>> begin

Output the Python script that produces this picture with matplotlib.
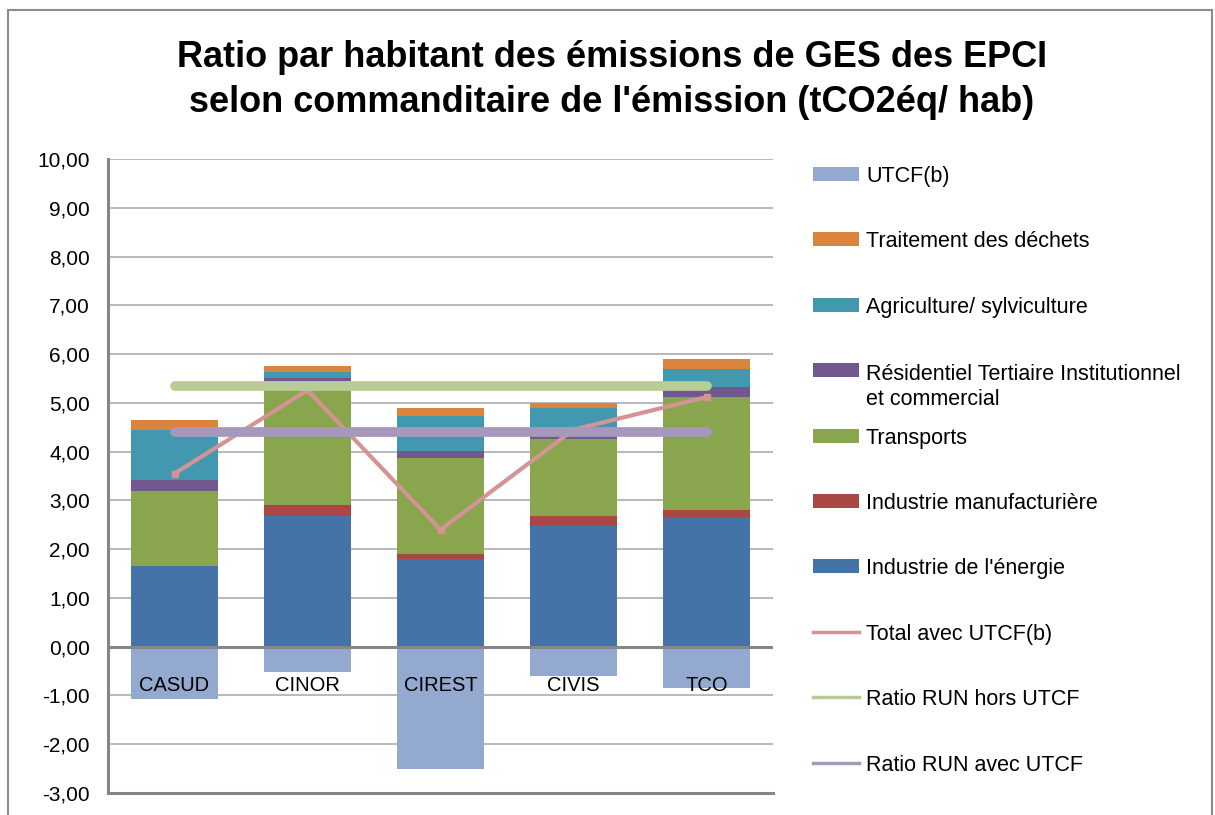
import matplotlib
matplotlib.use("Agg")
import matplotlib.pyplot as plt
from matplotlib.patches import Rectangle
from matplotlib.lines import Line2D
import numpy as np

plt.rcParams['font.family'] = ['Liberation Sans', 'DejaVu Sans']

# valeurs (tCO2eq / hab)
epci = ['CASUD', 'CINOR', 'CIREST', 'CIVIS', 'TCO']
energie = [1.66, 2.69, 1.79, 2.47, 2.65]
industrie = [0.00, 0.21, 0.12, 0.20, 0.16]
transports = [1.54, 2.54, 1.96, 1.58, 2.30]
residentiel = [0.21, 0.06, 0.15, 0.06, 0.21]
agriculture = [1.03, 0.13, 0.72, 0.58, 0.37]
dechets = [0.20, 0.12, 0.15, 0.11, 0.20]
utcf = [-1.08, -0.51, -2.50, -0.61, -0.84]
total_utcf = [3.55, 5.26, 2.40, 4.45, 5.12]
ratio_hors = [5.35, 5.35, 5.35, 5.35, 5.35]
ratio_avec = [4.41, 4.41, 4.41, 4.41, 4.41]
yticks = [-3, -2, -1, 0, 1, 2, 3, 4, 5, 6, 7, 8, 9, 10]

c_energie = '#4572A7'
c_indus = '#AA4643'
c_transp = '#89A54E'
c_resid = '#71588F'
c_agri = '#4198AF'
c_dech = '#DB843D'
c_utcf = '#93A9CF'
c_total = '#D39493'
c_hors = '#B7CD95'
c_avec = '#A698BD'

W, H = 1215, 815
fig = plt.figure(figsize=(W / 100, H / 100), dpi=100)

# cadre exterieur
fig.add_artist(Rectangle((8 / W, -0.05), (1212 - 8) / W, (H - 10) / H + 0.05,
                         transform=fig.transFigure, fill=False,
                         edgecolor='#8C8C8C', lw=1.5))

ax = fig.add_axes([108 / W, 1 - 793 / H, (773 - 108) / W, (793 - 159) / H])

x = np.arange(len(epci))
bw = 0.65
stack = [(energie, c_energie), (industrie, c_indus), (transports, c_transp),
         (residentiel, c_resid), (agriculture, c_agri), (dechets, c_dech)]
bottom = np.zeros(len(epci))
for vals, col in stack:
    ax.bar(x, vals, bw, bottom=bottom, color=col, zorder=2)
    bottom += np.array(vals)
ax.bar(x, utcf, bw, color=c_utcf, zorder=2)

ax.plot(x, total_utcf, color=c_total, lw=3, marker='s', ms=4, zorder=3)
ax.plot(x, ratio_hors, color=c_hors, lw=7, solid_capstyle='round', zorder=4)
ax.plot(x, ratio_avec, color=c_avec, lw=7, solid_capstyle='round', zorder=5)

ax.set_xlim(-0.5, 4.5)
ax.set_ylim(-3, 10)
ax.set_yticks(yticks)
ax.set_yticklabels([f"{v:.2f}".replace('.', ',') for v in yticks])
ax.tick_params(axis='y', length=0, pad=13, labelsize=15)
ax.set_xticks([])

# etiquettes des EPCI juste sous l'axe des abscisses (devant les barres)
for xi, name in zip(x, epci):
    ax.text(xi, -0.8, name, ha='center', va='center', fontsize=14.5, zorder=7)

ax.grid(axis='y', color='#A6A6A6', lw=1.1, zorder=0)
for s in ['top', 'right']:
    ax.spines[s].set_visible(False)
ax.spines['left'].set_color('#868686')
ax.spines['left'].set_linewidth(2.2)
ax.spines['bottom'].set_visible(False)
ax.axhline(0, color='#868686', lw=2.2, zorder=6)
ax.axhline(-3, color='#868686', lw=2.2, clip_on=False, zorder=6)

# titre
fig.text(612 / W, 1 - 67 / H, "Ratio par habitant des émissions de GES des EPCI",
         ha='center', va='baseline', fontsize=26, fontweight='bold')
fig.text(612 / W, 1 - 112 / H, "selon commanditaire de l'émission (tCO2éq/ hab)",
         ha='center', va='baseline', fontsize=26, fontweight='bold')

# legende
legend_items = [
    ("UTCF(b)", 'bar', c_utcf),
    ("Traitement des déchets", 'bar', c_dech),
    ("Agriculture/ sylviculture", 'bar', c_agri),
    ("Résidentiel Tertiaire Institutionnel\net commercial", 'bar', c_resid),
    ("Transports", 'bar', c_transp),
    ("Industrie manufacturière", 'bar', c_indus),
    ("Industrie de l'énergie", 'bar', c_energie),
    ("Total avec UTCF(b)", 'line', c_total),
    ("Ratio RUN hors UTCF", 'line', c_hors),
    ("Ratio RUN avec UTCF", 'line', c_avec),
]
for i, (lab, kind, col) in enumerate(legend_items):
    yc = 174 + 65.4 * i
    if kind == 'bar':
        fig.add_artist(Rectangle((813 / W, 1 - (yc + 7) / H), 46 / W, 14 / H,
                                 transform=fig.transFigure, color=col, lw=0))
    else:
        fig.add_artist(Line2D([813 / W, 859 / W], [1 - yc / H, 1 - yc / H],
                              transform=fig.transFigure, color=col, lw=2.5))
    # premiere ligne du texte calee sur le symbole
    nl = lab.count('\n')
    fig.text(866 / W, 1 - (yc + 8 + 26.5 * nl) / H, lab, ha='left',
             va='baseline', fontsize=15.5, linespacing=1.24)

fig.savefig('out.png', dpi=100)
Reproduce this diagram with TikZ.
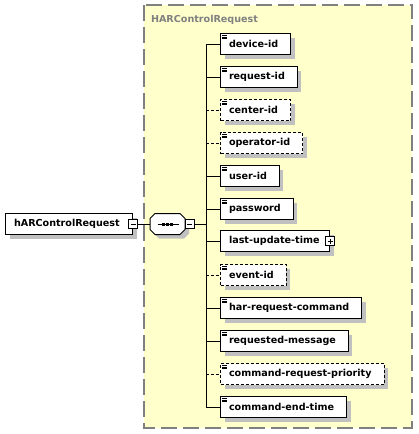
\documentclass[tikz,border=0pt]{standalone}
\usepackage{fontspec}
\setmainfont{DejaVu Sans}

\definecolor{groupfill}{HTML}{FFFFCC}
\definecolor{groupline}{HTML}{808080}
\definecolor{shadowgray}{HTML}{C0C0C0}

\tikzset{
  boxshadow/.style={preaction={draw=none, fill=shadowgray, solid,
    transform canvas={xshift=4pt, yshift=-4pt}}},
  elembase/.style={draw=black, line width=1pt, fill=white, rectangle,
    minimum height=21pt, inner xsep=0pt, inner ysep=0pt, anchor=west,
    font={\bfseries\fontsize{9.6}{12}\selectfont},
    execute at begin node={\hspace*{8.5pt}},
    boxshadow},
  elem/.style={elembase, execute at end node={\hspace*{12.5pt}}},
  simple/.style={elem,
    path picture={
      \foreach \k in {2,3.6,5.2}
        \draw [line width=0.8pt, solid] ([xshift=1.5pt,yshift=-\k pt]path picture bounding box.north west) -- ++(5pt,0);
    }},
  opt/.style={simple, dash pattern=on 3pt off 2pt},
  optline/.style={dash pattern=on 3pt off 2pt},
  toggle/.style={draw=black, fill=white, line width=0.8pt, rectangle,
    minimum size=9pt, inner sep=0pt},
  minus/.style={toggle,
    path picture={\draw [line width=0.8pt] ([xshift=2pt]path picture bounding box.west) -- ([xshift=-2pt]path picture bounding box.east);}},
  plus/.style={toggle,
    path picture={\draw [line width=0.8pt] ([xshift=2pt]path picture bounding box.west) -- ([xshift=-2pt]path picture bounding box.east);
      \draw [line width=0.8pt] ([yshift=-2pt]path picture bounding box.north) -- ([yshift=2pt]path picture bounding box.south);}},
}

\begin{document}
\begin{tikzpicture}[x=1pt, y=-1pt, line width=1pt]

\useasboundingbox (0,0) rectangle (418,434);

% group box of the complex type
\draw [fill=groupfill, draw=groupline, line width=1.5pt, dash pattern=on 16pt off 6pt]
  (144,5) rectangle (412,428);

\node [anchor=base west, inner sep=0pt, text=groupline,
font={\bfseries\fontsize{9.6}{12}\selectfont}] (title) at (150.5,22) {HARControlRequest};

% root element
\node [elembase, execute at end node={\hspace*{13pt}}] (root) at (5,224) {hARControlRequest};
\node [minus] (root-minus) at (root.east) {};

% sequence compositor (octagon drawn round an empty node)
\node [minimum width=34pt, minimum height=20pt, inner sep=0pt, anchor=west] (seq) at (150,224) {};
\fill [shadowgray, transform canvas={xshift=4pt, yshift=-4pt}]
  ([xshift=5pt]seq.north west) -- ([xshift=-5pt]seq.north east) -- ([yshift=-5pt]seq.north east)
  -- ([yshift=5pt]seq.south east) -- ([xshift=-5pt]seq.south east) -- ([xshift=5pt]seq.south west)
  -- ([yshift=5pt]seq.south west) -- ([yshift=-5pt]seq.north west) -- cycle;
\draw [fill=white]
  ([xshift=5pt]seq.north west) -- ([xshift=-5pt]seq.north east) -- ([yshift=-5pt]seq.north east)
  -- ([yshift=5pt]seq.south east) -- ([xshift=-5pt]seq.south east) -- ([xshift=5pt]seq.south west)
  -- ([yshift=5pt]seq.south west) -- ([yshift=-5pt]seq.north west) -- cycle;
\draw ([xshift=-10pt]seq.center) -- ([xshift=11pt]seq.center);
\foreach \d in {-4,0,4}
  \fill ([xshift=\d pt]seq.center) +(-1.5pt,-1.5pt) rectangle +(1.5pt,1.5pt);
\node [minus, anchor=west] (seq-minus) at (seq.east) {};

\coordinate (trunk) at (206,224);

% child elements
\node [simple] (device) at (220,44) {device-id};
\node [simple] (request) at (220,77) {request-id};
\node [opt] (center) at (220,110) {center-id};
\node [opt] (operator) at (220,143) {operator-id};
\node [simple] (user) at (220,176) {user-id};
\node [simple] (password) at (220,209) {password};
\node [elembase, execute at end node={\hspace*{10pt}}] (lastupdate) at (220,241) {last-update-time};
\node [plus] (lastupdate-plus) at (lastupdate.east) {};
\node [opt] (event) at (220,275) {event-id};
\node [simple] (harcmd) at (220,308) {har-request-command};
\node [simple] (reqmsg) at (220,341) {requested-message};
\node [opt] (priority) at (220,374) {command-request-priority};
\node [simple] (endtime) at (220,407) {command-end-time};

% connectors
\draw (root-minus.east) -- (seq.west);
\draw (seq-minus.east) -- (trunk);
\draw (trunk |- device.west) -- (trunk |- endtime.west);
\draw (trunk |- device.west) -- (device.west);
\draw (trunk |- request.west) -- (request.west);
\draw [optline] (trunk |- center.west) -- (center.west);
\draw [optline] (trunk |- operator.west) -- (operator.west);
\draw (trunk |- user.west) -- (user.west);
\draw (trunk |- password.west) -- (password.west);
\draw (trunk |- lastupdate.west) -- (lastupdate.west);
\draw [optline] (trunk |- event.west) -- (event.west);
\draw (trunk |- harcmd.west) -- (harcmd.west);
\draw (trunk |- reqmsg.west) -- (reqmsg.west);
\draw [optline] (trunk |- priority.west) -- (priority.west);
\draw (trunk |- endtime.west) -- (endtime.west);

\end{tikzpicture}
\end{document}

>> end

▸ **Short task**: Write out exactly the lines between the start of the data and the line with "ax = fig.add_axes([108", including both, but none of the pictures.

▸ **Response for this exercise**:
Output the Python script that produces this picture with matplotlib.
import matplotlib
matplotlib.use("Agg")
import matplotlib.pyplot as plt
from matplotlib.patches import Rectangle
from matplotlib.lines import Line2D
import numpy as np

plt.rcParams['font.family'] = ['Liberation Sans', 'DejaVu Sans']

# valeurs (tCO2eq / hab)
epci = ['CASUD', 'CINOR', 'CIREST', 'CIVIS', 'TCO']
energie = [1.66, 2.69, 1.79, 2.47, 2.65]
industrie = [0.00, 0.21, 0.12, 0.20, 0.16]
transports = [1.54, 2.54, 1.96, 1.58, 2.30]
residentiel = [0.21, 0.06, 0.15, 0.06, 0.21]
agriculture = [1.03, 0.13, 0.72, 0.58, 0.37]
dechets = [0.20, 0.12, 0.15, 0.11, 0.20]
utcf = [-1.08, -0.51, -2.50, -0.61, -0.84]
total_utcf = [3.55, 5.26, 2.40, 4.45, 5.12]
ratio_hors = [5.35, 5.35, 5.35, 5.35, 5.35]
ratio_avec = [4.41, 4.41, 4.41, 4.41, 4.41]
yticks = [-3, -2, -1, 0, 1, 2, 3, 4, 5, 6, 7, 8, 9, 10]

c_energie = '#4572A7'
c_indus = '#AA4643'
c_transp = '#89A54E'
c_resid = '#71588F'
c_agri = '#4198AF'
c_dech = '#DB843D'
c_utcf = '#93A9CF'
c_total = '#D39493'
c_hors = '#B7CD95'
c_avec = '#A698BD'

W, H = 1215, 815
fig = plt.figure(figsize=(W / 100, H / 100), dpi=100)

# cadre exterieur
fig.add_artist(Rectangle((8 / W, -0.05), (1212 - 8) / W, (H - 10) / H + 0.05,
                         transform=fig.transFigure, fill=False,
                         edgecolor='#8C8C8C', lw=1.5))

ax = fig.add_axes([108 / W, 1 - 793 / H, (773 - 108) / W, (793 - 159) / H])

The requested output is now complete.